Dennoch: Rückschläge sind nicht ausgeschlossen. Auch Annett Martin hat sie schon erlebt: Als sie zum ersten Mal in eine eigenen Trainingswohnung innerhalb einer Wohngruppe gezogen ist, ist ihr das Alleinsein sehr schwer gefallen. Deshalb sind die Betreuer dann auf die Idee mit der Wohngemeinschaft gekommen, von der Annett Martin anfangs auch nicht sehr begeistert war. Jetzt aber will sie auf keinen Fall mehr zurück in eine Wohngruppe. Uwe Christ: "Wir müssen unseren Bewohnern die neuen Möglichkeiten zeigen, denn viele sind mit dem zufrieden, was sie haben, weil sie anderes nicht kennen."
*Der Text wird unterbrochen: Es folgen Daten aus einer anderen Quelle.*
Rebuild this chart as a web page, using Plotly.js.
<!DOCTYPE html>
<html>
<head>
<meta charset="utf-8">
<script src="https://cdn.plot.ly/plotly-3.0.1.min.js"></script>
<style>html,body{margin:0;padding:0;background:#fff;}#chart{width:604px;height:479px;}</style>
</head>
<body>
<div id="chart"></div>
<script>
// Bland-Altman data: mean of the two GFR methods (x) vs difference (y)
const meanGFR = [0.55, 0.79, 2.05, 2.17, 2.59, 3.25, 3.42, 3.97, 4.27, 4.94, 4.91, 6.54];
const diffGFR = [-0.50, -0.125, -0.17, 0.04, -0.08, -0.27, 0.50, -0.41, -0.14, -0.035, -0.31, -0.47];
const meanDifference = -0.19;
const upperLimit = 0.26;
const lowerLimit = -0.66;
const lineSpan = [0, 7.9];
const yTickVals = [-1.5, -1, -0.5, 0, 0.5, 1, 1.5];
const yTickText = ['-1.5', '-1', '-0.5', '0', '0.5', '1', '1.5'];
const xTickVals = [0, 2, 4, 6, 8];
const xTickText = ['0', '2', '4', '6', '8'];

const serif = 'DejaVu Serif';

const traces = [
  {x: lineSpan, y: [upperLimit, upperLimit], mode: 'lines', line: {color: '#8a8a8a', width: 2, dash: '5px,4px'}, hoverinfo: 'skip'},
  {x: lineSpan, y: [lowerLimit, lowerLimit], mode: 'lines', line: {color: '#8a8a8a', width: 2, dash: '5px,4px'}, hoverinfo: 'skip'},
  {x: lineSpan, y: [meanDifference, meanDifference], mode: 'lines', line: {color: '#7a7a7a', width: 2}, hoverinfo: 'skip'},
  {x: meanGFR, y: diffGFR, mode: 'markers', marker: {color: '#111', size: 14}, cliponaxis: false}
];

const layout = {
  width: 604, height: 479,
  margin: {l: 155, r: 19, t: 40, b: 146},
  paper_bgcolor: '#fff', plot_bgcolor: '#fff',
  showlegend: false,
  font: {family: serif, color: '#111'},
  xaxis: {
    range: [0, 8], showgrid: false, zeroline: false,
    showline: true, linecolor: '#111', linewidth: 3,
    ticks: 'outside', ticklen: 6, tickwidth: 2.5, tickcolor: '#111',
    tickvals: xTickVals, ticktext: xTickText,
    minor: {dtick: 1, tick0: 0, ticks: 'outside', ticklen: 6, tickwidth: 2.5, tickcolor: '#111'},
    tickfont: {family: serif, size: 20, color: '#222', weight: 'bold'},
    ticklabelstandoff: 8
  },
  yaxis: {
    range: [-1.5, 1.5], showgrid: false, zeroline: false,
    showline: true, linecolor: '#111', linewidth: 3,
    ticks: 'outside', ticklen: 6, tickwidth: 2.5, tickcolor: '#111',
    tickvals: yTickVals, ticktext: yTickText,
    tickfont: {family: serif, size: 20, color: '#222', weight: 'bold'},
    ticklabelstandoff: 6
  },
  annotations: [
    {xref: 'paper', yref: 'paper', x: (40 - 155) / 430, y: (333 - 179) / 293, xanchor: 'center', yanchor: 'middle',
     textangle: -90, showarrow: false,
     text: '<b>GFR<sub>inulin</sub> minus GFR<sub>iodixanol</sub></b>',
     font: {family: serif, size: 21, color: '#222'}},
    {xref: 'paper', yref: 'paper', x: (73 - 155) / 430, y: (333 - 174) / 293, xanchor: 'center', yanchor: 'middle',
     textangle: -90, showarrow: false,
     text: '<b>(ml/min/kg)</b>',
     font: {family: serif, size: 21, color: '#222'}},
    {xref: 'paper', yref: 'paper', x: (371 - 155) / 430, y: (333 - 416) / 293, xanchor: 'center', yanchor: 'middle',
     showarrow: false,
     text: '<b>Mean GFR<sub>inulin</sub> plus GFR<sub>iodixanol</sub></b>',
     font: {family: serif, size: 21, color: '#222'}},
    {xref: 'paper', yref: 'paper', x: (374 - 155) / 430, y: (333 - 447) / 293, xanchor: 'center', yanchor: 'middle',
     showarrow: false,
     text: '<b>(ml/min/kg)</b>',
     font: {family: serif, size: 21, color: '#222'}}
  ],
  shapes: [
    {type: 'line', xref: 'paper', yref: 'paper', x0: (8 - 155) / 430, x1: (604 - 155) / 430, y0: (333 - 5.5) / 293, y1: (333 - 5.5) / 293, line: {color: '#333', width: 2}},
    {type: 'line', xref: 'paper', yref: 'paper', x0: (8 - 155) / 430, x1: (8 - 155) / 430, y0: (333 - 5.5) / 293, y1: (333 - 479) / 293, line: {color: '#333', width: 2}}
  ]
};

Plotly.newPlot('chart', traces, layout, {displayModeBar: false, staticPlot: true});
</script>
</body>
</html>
Und wie geht es nun für Annett Martin weiter? Zusammen mit ihrem Freund soll sie innerhalb des Johannesstiftes eine Wohnung beziehen, um weiter Selbstständigkeit zu "üben". Dann käme der Wechsel vom Johannesstift ins Betreute Wohnen. Aber dieser Schritt ist groß und bringt neue Unsicherheiten mit sich. Die Betreuer können dann nur noch sehr selten vorbeikommen und die Gefahren, durch falsche Freunde in Geld- oder Alkoholprobleme zu geraten und so zu scheitern, sind groß. Dennoch: "Ausgeschlossen ist der Schritt nach draußen nicht", sagt Uwe Christ.